There are many who hunger for justice.  Some are fleeing war or oppression in their homelands; others are homeless and struggling to live a dignified life; yet others are are looked down upon because of their customs, their different language, and their different ways of seeing the world.  There are those who hunger for justice for little babies in the womb in a world that has made them so disposible or even despised.

There are vast crowds who hunger for peace.  Some find no peace in their own homes because of years-long patterns of emotional or physical violence.  Others are weary of the vitriolic language of the many political and ideological factions that have divided us so sharply in recent years.

We can easily have the attitude of the disciples of Jesus, thinking that the crowds are so vast and the needs so enormous that we cannot possibly do anything ourselves to feed these multitudes.  Yet here we are at the feet of the same Jesus we heard about in the Gospel, who gives us the same message:  “Give them some food yourselves.”  That miracle of over-abundant satisfaction that Jesus performed is one he wants to continue performing, not ignoring the real human hungers before him but sending out his disciples – us! – to share the pitifully little we have in thanksgiving and love, knowing that he can multiply our meager gifts enormously.
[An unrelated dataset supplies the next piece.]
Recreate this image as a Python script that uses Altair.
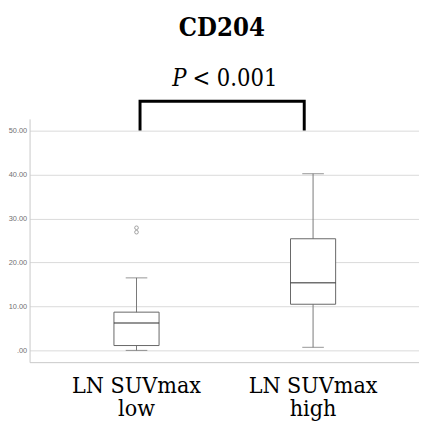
import altair as alt
import pandas as pd

groups = ["LN SUVmax\nlow", "LN SUVmax\nhigh"]
group_pos = [1, 2]
whisker_lo = [0.0, 0.7]
q1 = [1.1, 10.5]
median = [6.25, 15.4]
q3 = [8.7, 25.4]
whisker_hi = [16.5, 40.2]
outlier_group = [1, 1]
outlier_vals = [27.9, 26.9]
y_ticks = [0, 10, 20, 30, 40, 50]
bracket_x = [1.02, 1.02, 1.95, 1.95]
bracket_y = [50.4, 56.7, 56.7, 50.4]

SERIF = "DejaVu Serif Condensed"

box_df = pd.DataFrame({
    "g": groups, "x": group_pos, "lo": whisker_lo, "q1": q1,
    "med": median, "q3": q3, "hi": whisker_hi,
})
out_df = pd.DataFrame({"x": outlier_group, "v": outlier_vals})
br_df = pd.DataFrame({"x": bracket_x, "y": bracket_y, "o": [0, 1, 2, 3]})

xs = alt.Scale(domain=[0.3944, 2.6], nice=False, zero=False, padding=0)
ys = alt.Scale(domain=[-2.68, 52.68], nice=False, zero=False, padding=0)

X = alt.X("x:Q", scale=xs, axis=alt.Axis(labels=False, ticks=False, grid=False,
          title=None, domainColor="#c8c8c8", domainWidth=1))
Y = alt.Y("lo:Q", scale=ys, axis=alt.Axis(
    values=y_ticks, grid=True, gridColor="#d9d9d9", ticks=False,
    labelExpr="datum.value == 0 ? '.00' : format(datum.value, '.2f')",
    labelFontSize=7.5, labelColor="#707070", labelFont="Liberation Sans",
    labelPadding=3, domainColor="#c8c8c8", title=None))

base = alt.Chart(box_df)

whisk = base.mark_rule(color="#777777", strokeWidth=1).encode(x=X, y=Y, y2="hi:Q")
caps_lo = base.mark_tick(color="#666666", size=22, thickness=1, orient="horizontal").encode(
    x=alt.X("x:Q", scale=xs), y=alt.Y("lo:Q", scale=ys))
caps_hi = base.mark_tick(color="#666666", size=22, thickness=1, orient="horizontal").encode(
    x=alt.X("x:Q", scale=xs), y=alt.Y("hi:Q", scale=ys))
box = base.mark_bar(size=46, fill="white", stroke="#666666", strokeWidth=1).encode(
    x=alt.X("x:Q", scale=xs), y=alt.Y("q1:Q", scale=ys), y2="q3:Q")
med = base.mark_tick(color="#333333", size=46, thickness=1.5, orient="horizontal").encode(
    x=alt.X("x:Q", scale=xs), y=alt.Y("med:Q", scale=ys))

outl = alt.Chart(out_df).mark_point(shape="circle", size=14, color="#777777",
                                     strokeWidth=1, filled=False).encode(
    x=alt.X("x:Q", scale=xs), y=alt.Y("v:Q", scale=ys))

bracket = alt.Chart(br_df).mark_line(color="black", strokeWidth=3, strokeJoin="miter",
                                     strokeCap="square").encode(
    x=alt.X("x:Q", scale=xs), y=alt.Y("y:Q", scale=ys), order="o:O")

xlabels = base.mark_text(font=SERIF, fontSize=23.5, lineBreak="\n",
                         lineHeight=24, baseline="alphabetic", align="center",
                         color="black").encode(
    x=alt.X("x:Q", scale=xs), y=alt.value(279), text="g:N")

title = alt.Chart(pd.DataFrame({"t": ["CD204"]})).mark_text(
    font=SERIF, fontSize=26, fontWeight="bold", baseline="alphabetic",
    align="center", color="black").encode(
    x=alt.value(196), y=alt.value(-84), text="t:N")
p_it = alt.Chart(pd.DataFrame({"t": ["P"]})).mark_text(
    font=SERIF, fontSize=24, fontStyle="italic", baseline="alphabetic",
    align="right", color="black").encode(
    x=alt.value(160), y=alt.value(-34), text="t:N")
p_rest = alt.Chart(pd.DataFrame({"t": ["< 0.001"]})).mark_text(
    font=SERIF, fontSize=24, baseline="alphabetic", dx=6,
    align="left", color="black").encode(
    x=alt.value(160), y=alt.value(-34), text="t:N")

chart = alt.layer(whisk, caps_lo, caps_hi, box, med, outl, bracket,
                  xlabels, title, p_it, p_rest).properties(
    width=397, height=248,
    autosize=alt.AutoSizeParams(type="none"),
    padding={"left": 22, "top": 109, "right": 0, "bottom": 59},
).configure_view(stroke=None).configure_axis(domainWidth=1)

chart.save("out.html", embed_options={"renderer": "svg", "actions": False})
But we cannot do any of this on our own.  Only if we are joined to Jesus and to his great sacrifice of thanksgiving can we even hope to make any dent in the great hungers of the world.  And so for two millennia now, Jesus has made himself present to us in the most miraculous and intimate way, giving himself to us as food and drink to first satisfy our hungers so that we can then go out to satisfy the hungers of the world.  He gives himself so simply, in bread and wine transformed by the power of the Holy Spirit, so that this crucified and risen Lord can be physically with us forever.  We do not go out to the crowds on our own or as individuals only.  Jesus offers us an intimate and holy communion with himself by becoming our very food and drink and thereby uniting us in intimate and holy communion with one another.  It is so little that we can miss its significance, so undramatic that we can take it for granted, or even become bored with it.  But what happens here at this table and from this table is a miracle that angels long for.  It is our way of remembering for all time the self-giving sacrifice of Jesus so that he himself could be the Bread of Life to satisfy the huge hungers of the world.

As he did on that mountaintop so long ago, Jesus opens his Word to us, then takes just a little food and by blessing it, breaking it, and distributing it to us, he enables his present-day disciples to go out and feed a very hungry world.  We do not know how this miracle happens.  It cannot be scientifically explained.  Yet it happens at every Mass we celebrate, so that God’s holy people, nourished ourselves with the Living Bread come down from heaven that is Jesus himself, we can be sent out with the best food we can possibly offer to a hunger world.  And so we go out to that little group of fifty or so, that little sphere of influence to which the Lord sends us, so that we can take the precious little we have, offering it in thanksgiving and worship, and once again enable Jesus to feed vast multitudes with his healing, his mercy, and his love.